## [What is expected]
Copy all the data exactly, except the pictures.
----------
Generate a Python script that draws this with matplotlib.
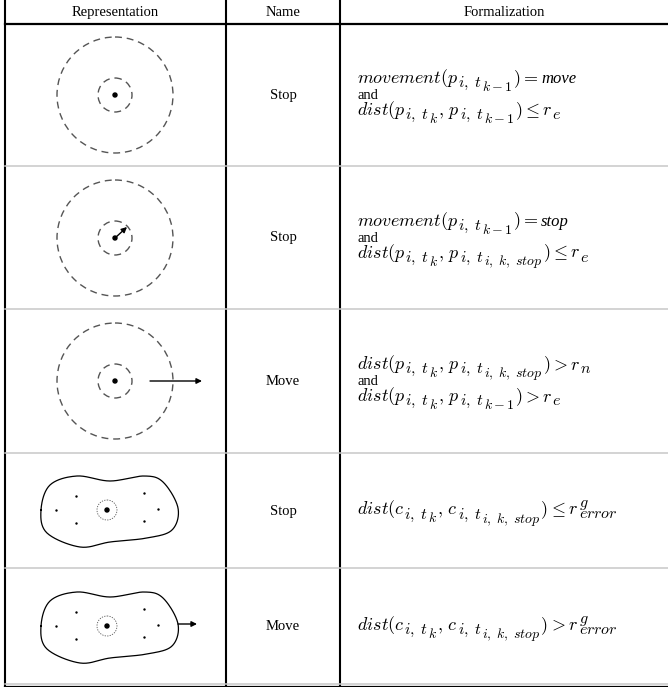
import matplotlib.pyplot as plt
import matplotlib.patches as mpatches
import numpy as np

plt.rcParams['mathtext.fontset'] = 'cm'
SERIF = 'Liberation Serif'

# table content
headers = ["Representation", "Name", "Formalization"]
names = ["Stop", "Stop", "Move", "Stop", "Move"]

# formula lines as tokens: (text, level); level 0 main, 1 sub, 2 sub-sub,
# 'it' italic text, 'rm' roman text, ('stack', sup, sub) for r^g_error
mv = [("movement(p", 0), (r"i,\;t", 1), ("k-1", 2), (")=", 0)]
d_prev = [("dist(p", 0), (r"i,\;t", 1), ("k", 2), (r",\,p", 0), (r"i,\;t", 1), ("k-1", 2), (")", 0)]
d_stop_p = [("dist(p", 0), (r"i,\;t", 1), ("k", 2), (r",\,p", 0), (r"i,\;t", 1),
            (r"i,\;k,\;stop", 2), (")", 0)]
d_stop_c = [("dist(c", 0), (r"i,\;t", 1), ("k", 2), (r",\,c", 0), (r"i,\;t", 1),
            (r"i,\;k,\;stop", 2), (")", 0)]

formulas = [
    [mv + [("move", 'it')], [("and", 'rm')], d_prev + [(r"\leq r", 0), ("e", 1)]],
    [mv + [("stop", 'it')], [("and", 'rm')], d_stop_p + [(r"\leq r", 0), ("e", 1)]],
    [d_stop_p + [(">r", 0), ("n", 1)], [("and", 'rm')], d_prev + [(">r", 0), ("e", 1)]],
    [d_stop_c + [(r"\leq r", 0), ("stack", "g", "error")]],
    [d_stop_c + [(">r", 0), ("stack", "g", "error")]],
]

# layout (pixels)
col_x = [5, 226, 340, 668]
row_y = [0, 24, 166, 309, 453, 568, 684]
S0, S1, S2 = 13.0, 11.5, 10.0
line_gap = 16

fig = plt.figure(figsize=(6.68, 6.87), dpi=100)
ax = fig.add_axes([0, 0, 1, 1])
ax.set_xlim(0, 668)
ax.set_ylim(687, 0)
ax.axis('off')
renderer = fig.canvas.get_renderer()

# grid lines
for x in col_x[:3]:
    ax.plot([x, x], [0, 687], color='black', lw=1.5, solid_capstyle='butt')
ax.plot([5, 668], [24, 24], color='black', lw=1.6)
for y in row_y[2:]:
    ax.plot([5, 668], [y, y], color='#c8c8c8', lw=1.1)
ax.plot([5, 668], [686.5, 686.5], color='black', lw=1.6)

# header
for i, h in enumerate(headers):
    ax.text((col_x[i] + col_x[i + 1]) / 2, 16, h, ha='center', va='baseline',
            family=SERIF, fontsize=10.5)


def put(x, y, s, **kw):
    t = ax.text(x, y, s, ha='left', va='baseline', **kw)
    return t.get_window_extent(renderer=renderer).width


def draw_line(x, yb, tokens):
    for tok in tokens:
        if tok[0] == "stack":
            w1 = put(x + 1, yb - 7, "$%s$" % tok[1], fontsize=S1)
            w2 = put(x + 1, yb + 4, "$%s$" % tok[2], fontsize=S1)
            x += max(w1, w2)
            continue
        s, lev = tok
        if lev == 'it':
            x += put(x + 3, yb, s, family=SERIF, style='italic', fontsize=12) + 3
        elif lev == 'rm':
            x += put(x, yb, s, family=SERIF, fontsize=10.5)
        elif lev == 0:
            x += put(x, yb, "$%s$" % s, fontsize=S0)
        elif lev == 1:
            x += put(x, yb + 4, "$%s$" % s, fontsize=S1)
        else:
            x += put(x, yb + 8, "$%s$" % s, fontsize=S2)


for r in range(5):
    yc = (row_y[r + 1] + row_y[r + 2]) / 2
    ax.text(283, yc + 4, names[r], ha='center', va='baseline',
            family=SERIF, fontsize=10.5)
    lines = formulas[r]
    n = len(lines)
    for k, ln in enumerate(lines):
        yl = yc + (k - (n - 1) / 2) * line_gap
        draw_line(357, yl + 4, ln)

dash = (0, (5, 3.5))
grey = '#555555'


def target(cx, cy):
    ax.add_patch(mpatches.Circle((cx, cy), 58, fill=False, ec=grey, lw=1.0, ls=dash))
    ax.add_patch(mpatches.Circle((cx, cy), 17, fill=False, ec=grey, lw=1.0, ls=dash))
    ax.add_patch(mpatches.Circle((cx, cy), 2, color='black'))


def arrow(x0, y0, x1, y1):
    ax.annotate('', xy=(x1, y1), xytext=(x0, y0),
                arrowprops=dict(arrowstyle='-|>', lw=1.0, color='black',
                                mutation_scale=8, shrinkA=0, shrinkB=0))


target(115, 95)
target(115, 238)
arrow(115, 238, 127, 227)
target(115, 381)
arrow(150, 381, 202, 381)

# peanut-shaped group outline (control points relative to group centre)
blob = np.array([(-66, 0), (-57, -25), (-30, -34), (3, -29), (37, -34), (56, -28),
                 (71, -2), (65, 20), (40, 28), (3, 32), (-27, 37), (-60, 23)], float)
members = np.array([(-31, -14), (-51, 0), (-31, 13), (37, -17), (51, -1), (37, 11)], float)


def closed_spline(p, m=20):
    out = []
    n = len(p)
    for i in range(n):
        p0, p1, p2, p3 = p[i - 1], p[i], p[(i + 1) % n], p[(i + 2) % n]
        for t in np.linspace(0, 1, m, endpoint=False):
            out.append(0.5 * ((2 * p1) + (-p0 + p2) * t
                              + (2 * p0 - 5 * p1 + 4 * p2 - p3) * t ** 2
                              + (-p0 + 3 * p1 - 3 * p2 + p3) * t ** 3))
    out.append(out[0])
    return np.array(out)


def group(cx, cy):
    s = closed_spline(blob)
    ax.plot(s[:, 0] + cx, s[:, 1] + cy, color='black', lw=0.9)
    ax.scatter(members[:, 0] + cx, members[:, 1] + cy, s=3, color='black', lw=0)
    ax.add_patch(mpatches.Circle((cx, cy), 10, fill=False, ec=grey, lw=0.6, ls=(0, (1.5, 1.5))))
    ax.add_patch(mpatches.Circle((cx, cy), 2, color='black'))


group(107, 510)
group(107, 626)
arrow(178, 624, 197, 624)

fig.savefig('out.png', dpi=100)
----------
## [The output]
Generate a Python script that draws this with matplotlib.
import matplotlib.pyplot as plt
import matplotlib.patches as mpatches
import numpy as np

plt.rcParams['mathtext.fontset'] = 'cm'
SERIF = 'Liberation Serif'

# table content
headers = ["Representation", "Name", "Formalization"]
names = ["Stop", "Stop", "Move", "Stop", "Move"]

# formula lines as tokens: (text, level); level 0 main, 1 sub, 2 sub-sub,
# 'it' italic text, 'rm' roman text, ('stack', sup, sub) for r^g_error
mv = [("movement(p", 0), (r"i,\;t", 1), ("k-1", 2), (")=", 0)]
d_prev = [("dist(p", 0), (r"i,\;t", 1), ("k", 2), (r",\,p", 0), (r"i,\;t", 1), ("k-1", 2), (")", 0)]
d_stop_p = [("dist(p", 0), (r"i,\;t", 1), ("k", 2), (r",\,p", 0), (r"i,\;t", 1),
            (r"i,\;k,\;stop", 2), (")", 0)]
d_stop_c = [("dist(c", 0), (r"i,\;t", 1), ("k", 2), (r",\,c", 0), (r"i,\;t", 1),
            (r"i,\;k,\;stop", 2), (")", 0)]

formulas = [
    [mv + [("move", 'it')], [("and", 'rm')], d_prev + [(r"\leq r", 0), ("e", 1)]],
    [mv + [("stop", 'it')], [("and", 'rm')], d_stop_p + [(r"\leq r", 0), ("e", 1)]],
    [d_stop_p + [(">r", 0), ("n", 1)], [("and", 'rm')], d_prev + [(">r", 0), ("e", 1)]],
    [d_stop_c + [(r"\leq r", 0), ("stack", "g", "error")]],
    [d_stop_c + [(">r", 0), ("stack", "g", "error")]],
]

# layout (pixels)
col_x = [5, 226, 340, 668]
row_y = [0, 24, 166, 309, 453, 568, 684]
S0, S1, S2 = 13.0, 11.5, 10.0
line_gap = 16

fig = plt.figure(figsize=(6.68, 6.87), dpi=100)
ax = fig.add_axes([0, 0, 1, 1])
ax.set_xlim(0, 668)
ax.set_ylim(687, 0)
ax.axis('off')
renderer = fig.canvas.get_renderer()

# grid lines
for x in col_x[:3]:
    ax.plot([x, x], [0, 687], color='black', lw=1.5, solid_capstyle='butt')
ax.plot([5, 668], [24, 24], color='black', lw=1.6)
for y in row_y[2:]:
    ax.plot([5, 668], [y, y], color='#c8c8c8', lw=1.1)
ax.plot([5, 668], [686.5, 686.5], color='black', lw=1.6)

# header
for i, h in enumerate(headers):
    ax.text((col_x[i] + col_x[i + 1]) / 2, 16, h, ha='center', va='baseline',
            family=SERIF, fontsize=10.5)


def put(x, y, s, **kw):
    t = ax.text(x, y, s, ha='left', va='baseline', **kw)
    return t.get_window_extent(renderer=renderer).width


def draw_line(x, yb, tokens):
    for tok in tokens:
        if tok[0] == "stack":
            w1 = put(x + 1, yb - 7, "$%s$" % tok[1], fontsize=S1)
            w2 = put(x + 1, yb + 4, "$%s$" % tok[2], fontsize=S1)
            x += max(w1, w2)
            continue
        s, lev = tok
        if lev == 'it':
            x += put(x + 3, yb, s, family=SERIF, style='italic', fontsize=12) + 3
        elif lev == 'rm':
            x += put(x, yb, s, family=SERIF, fontsize=10.5)
        elif lev == 0:
            x += put(x, yb, "$%s$" % s, fontsize=S0)
        elif lev == 1:
            x += put(x, yb + 4, "$%s$" % s, fontsize=S1)
        else:
            x += put(x, yb + 8, "$%s$" % s, fontsize=S2)


for r in range(5):
    yc = (row_y[r + 1] + row_y[r + 2]) / 2
    ax.text(283, yc + 4, names[r], ha='center', va='baseline',
            family=SERIF, fontsize=10.5)
    lines = formulas[r]
    n = len(lines)
    for k, ln in enumerate(lines):
        yl = yc + (k - (n - 1) / 2) * line_gap
        draw_line(357, yl + 4, ln)

dash = (0, (5, 3.5))
grey = '#555555'


def target(cx, cy):
    ax.add_patch(mpatches.Circle((cx, cy), 58, fill=False, ec=grey, lw=1.0, ls=dash))
    ax.add_patch(mpatches.Circle((cx, cy), 17, fill=False, ec=grey, lw=1.0, ls=dash))
    ax.add_patch(mpatches.Circle((cx, cy), 2, color='black'))


def arrow(x0, y0, x1, y1):
    ax.annotate('', xy=(x1, y1), xytext=(x0, y0),
                arrowprops=dict(arrowstyle='-|>', lw=1.0, color='black',
                                mutation_scale=8, shrinkA=0, shrinkB=0))


target(115, 95)
target(115, 238)
arrow(115, 238, 127, 227)
target(115, 381)
arrow(150, 381, 202, 381)

# peanut-shaped group outline (control points relative to group centre)
blob = np.array([(-66, 0), (-57, -25), (-30, -34), (3, -29), (37, -34), (56, -28),
                 (71, -2), (65, 20), (40, 28), (3, 32), (-27, 37), (-60, 23)], float)
members = np.array([(-31, -14), (-51, 0), (-31, 13), (37, -17), (51, -1), (37, 11)], float)


def closed_spline(p, m=20):
    out = []
    n = len(p)
    for i in range(n):
        p0, p1, p2, p3 = p[i - 1], p[i], p[(i + 1) % n], p[(i + 2) % n]
        for t in np.linspace(0, 1, m, endpoint=False):
            out.append(0.5 * ((2 * p1) + (-p0 + p2) * t
                              + (2 * p0 - 5 * p1 + 4 * p2 - p3) * t ** 2
                              + (-p0 + 3 * p1 - 3 * p2 + p3) * t ** 3))
    out.append(out[0])
    return np.array(out)


def group(cx, cy):
    s = closed_spline(blob)
    ax.plot(s[:, 0] + cx, s[:, 1] + cy, color='black', lw=0.9)
    ax.scatter(members[:, 0] + cx, members[:, 1] + cy, s=3, color='black', lw=0)
    ax.add_patch(mpatches.Circle((cx, cy), 10, fill=False, ec=grey, lw=0.6, ls=(0, (1.5, 1.5))))
    ax.add_patch(mpatches.Circle((cx, cy), 2, color='black'))


group(107, 510)
group(107, 626)
arrow(178, 624, 197, 624)

fig.savefig('out.png', dpi=100)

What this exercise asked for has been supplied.